Filmmakers have two basic senses to explore in their movies: sight and hearing. The elements that stimulate these two senses are numerous. As a result, the combination of them generates infinite different styles and stories. But all these different possibilities are found in one of three possible film forms:
- Narrative form tells stories.
- Documentary form exposes reality.
- Experimental form experiments on the medium.
Note: I don’t discuss experimental films in the sections below due to their “different” nature. To read more about experimental films, on the respective link above.
Is the movie structured linearly or not? Narrative movies often present facts in a chronological order, just like life. High Noon (1952) is an example of a linearly structured movie. It opens with Marshal Will Kane (Gary Cooper) planning his wedding and retirement. When he finds out that Frank Miller, a deadly killer, was set free and is now returning to his county, Kane cancels his plans. During the middle portion of the movie, Kane tries to recruit men to help him. The movie ends with the showdown between Kane and Frank Miller.
Documentaries, on the other hand, are a collection of scenes and moments assembled in a non-linear fashion. If done right, the several sequences in a documentary interweave back and forth to create a meaningful amalgam that surveys a specific theme and makes a specific point.
Whose point of view is it? A documentary film assumes the position of a specific group of people that defends a certain cause. In order to offer a holistic analysis of any given topic, documentaries often have an investigative perspective that surveys many sides pertinent to an argument. But this could be biased.
Narrative movies often share the protagonist’s perspective, and everything pertinent to the story is told from his or her point of view. This quality of narrative cinema attempts to make the audience identify with the main character.

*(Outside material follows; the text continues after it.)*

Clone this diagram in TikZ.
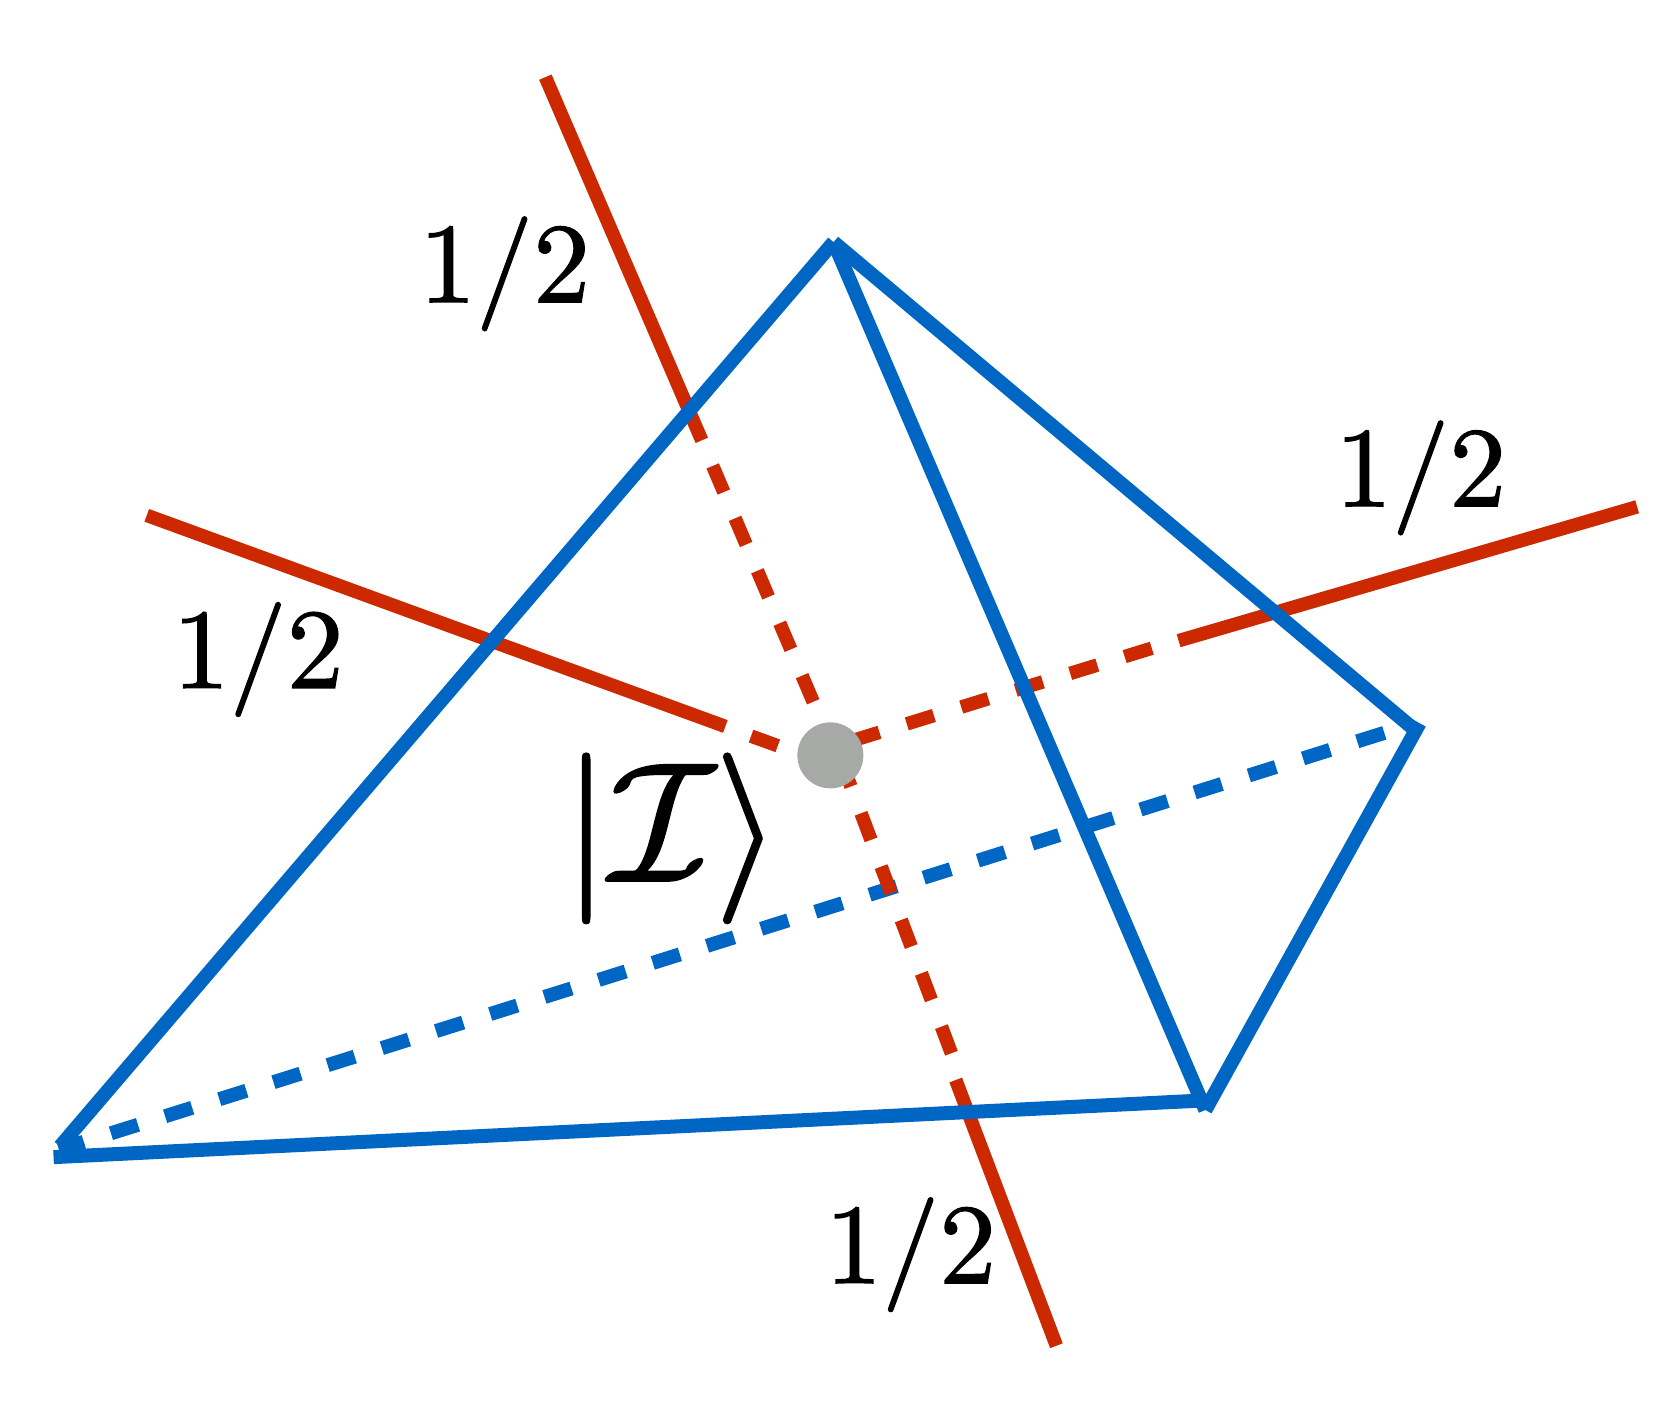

Theme is the central idea that governs and unifies a film and its elements. A narrative movie can have a theme like “love conquers all” or “greed is your demise.” One-word themes like “justice” or “peace” are also fair game and quite common.
In documentary cinema, the theme is called “thesis,” to borrow from the tradition of academic papers and scholarly journals. A thesis, like a theme, also unifies and governs the movie. However, theses are different because they are complex statements that must be identified before pre-production or even development can start.